Give every line again exactly as it appears, please, but not the pictures.

**SOURCE MATERIAL:**
____________

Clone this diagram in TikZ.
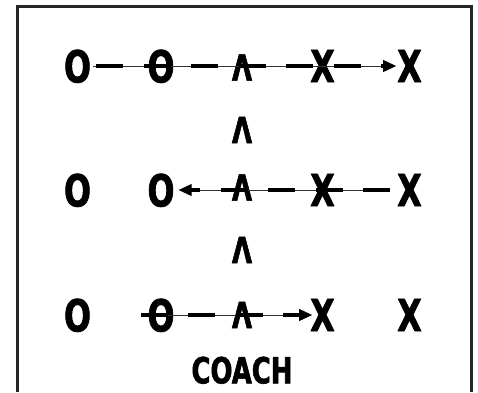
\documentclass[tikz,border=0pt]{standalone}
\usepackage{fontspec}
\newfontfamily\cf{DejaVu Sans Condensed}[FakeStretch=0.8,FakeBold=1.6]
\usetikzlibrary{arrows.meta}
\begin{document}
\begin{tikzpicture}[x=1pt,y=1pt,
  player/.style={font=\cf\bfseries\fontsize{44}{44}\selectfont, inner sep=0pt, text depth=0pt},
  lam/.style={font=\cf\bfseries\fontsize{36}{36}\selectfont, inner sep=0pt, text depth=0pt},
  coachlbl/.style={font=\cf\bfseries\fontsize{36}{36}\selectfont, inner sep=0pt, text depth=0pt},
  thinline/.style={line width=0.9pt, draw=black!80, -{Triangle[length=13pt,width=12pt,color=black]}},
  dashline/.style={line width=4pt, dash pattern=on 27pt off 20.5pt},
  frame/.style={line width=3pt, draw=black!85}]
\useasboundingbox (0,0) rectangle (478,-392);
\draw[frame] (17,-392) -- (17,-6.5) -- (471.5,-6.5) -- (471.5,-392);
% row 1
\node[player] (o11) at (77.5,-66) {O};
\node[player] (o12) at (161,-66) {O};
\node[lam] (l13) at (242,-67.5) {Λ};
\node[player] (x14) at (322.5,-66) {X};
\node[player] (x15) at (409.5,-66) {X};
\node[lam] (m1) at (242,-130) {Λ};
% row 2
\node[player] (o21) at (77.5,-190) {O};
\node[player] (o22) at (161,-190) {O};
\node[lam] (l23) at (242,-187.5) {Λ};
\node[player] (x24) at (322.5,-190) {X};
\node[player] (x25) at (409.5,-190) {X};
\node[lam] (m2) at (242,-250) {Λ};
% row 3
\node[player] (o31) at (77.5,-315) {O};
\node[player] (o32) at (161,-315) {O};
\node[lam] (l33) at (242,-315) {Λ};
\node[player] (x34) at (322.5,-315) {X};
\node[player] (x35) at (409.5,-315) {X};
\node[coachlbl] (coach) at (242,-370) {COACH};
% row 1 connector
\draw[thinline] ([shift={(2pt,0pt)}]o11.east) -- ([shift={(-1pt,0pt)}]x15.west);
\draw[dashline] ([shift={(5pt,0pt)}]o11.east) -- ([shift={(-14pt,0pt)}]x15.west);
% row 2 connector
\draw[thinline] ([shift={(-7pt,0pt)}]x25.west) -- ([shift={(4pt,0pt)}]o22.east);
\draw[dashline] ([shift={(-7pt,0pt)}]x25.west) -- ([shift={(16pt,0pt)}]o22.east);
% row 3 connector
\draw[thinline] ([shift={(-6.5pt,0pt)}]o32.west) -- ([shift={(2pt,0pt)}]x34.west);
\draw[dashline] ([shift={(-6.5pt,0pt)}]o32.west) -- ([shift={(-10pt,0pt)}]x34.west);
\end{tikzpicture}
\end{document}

____________

**PROBLEM SOLUTION:**
Clone this diagram in TikZ.
\documentclass[tikz,border=0pt]{standalone}
\usepackage{fontspec}
\newfontfamily\cf{DejaVu Sans Condensed}[FakeStretch=0.8,FakeBold=1.6]
\usetikzlibrary{arrows.meta}
\begin{document}
\begin{tikzpicture}[x=1pt,y=1pt,
  player/.style={font=\cf\bfseries\fontsize{44}{44}\selectfont, inner sep=0pt, text depth=0pt},
  lam/.style={font=\cf\bfseries\fontsize{36}{36}\selectfont, inner sep=0pt, text depth=0pt},
  coachlbl/.style={font=\cf\bfseries\fontsize{36}{36}\selectfont, inner sep=0pt, text depth=0pt},
  thinline/.style={line width=0.9pt, draw=black!80, -{Triangle[length=13pt,width=12pt,color=black]}},
  dashline/.style={line width=4pt, dash pattern=on 27pt off 20.5pt},
  frame/.style={line width=3pt, draw=black!85}]
\useasboundingbox (0,0) rectangle (478,-392);
\draw[frame] (17,-392) -- (17,-6.5) -- (471.5,-6.5) -- (471.5,-392);
% row 1
\node[player] (o11) at (77.5,-66) {O};
\node[player] (o12) at (161,-66) {O};
\node[lam] (l13) at (242,-67.5) {Λ};
\node[player] (x14) at (322.5,-66) {X};
\node[player] (x15) at (409.5,-66) {X};
\node[lam] (m1) at (242,-130) {Λ};
% row 2
\node[player] (o21) at (77.5,-190) {O};
\node[player] (o22) at (161,-190) {O};
\node[lam] (l23) at (242,-187.5) {Λ};
\node[player] (x24) at (322.5,-190) {X};
\node[player] (x25) at (409.5,-190) {X};
\node[lam] (m2) at (242,-250) {Λ};
% row 3
\node[player] (o31) at (77.5,-315) {O};
\node[player] (o32) at (161,-315) {O};
\node[lam] (l33) at (242,-315) {Λ};
\node[player] (x34) at (322.5,-315) {X};
\node[player] (x35) at (409.5,-315) {X};
\node[coachlbl] (coach) at (242,-370) {COACH};
% row 1 connector
\draw[thinline] ([shift={(2pt,0pt)}]o11.east) -- ([shift={(-1pt,0pt)}]x15.west);
\draw[dashline] ([shift={(5pt,0pt)}]o11.east) -- ([shift={(-14pt,0pt)}]x15.west);
% row 2 connector
\draw[thinline] ([shift={(-7pt,0pt)}]x25.west) -- ([shift={(4pt,0pt)}]o22.east);
\draw[dashline] ([shift={(-7pt,0pt)}]x25.west) -- ([shift={(16pt,0pt)}]o22.east);
% row 3 connector
\draw[thinline] ([shift={(-6.5pt,0pt)}]o32.west) -- ([shift={(2pt,0pt)}]x34.west);
\draw[dashline] ([shift={(-6.5pt,0pt)}]o32.west) -- ([shift={(-10pt,0pt)}]x34.west);
\end{tikzpicture}
\end{document}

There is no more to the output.